Taking Spiritual License with Biblical Interpretation
Submitted by theshovelJim, I realize that the verse I was speaking about may not have used those specific words and that I was using “spiritual” license by comparing scripture with scripture to help scripture interpret itself. I find that I do that a lot. That’s how I “read” things into how I see and interpret scripture. I guess it isn’t very systematic, or might not go with the context but to me it helps me to see the “big picture”. Kind of like those pictures that came out a few years back that looked real “fuzzy” and didn’t really look like a picture at all…and the more you tried to see the picture the more you couldn’t. Then when you “give up” and relax and try not to “focus” at all…then “SUDDENLY“…the picture that was UNSEEN…appears before your eyes. Somehow the pieces that didn’t “seem” to connect…had hidden connections and created this beautiful three dimensional picture.
So…I naturally just connect what verses come to me spontaneously. I guess it’s wrong cause I never had anybody teach me the right way. I think that is part of my “testimony”. I’ve always been the “square peg” that everybody tries to fit in a round hole.
Hello Bruce!
I guess it’s wrong cause I never had anybody teach me the right way.

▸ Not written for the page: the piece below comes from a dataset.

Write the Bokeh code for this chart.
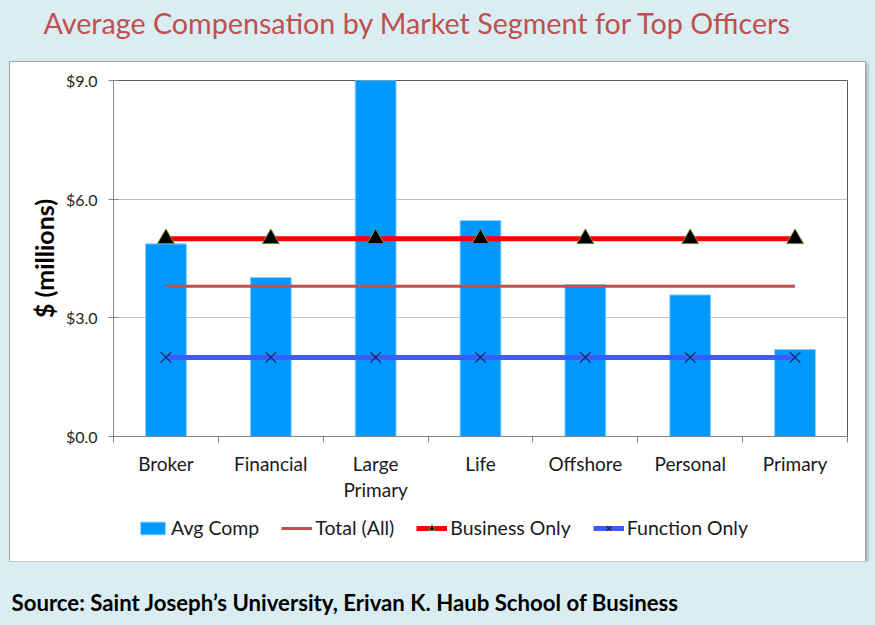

I have to wonder why you would feel the need to hold on to a modified version of the mis-interpretation principles we learned at the Bible college?
I realize that the verse I was speaking about may not have used those specific words and that I was using “spiritual” license by COMPARING SCRIPTURE WITH SCRIPTURE TO HELP SCRIPTURE INTERPRET ITSELF. I find that I do that a lot. That’s how I “read” things into how I see and interpret scripture.
Now, there is validity in checking thoughts and statements by connecting them with other similar statements, but isn’t this also how we learned to manipulate verses at FBC to make our doctrines fit. Basically, we had our idea, and then we went looking for the best statements to back them up.
I had even applied memory peg techniques to these principles of interpretation, of which I can only remember two or three connections right now, hahaha! “Comparing Scripture with Scripture” was perhaps our most used (or was that mis-used?) principle. The irony was that we had to totally trash the amazing reality Paul was declaring in 1 Corinthians 2:13 (comparing spiritual things with spiritual) to give us the license to do that.
I am thrilled when anyone receives insight into this miraculous life we have in Christ - even if it comes through mis-applied statements, mis-information, totally unrelated events, or even confusion and delirium. :) This miraculous reality in Christ does indeed appear as those fuzzy pictures that don’t connect and then all of a sudden come together, but the pieces that didn’t ‘seem’ to connect are not Bible verses taken out of context, but is the reality that our false perceptions have distorted.
That’s how I “read” things into how I see and interpret scripture.
Though I have often commented on the living encouragements you have shared - and I am in no way taking any of those back - I have watched you fitting many of these mis-applied encouragements together (what you’re terming “spiritual license”) to insist upon an end result that seems very logical, and even Biblical.
You see, nobody really wants to question statements (verses) taken out context when the overall message is so encouraging. Some don’t question it because they don’t know that it doesn’t really say what is being suggested and simply assume its meaning by the way it was used; and for some, to do so would appear as stomping on the encouragement of grace … or legalistic. I have often read posts with the realization that some of the strained interpretations could easily come back as foundational building blocks of a larger system.
This approach to the Bible is what forces it into the realm of the mysterious instead of letting it be the simple testimony to the TRUE mystery: Christ, in us. If it is simple, then its words are not clouded and veiled so that they need some formal education or special rules to unlock their meanings, but are straight-forward (Sure, there are many considerations anyone would have to make when dealing with writings from another time and culture). But these scriptural words need to be seen for what they are, knowing they were written in originally understandable language, so that the mystery does not become perceived as a shared thing between the written word and the living Word.
As to being the square peg being forced into a round hole, I think we all relate to that. I’m only asking you if you might not be doing the same thing to some of the Bible verses you fit in to the bigger picture?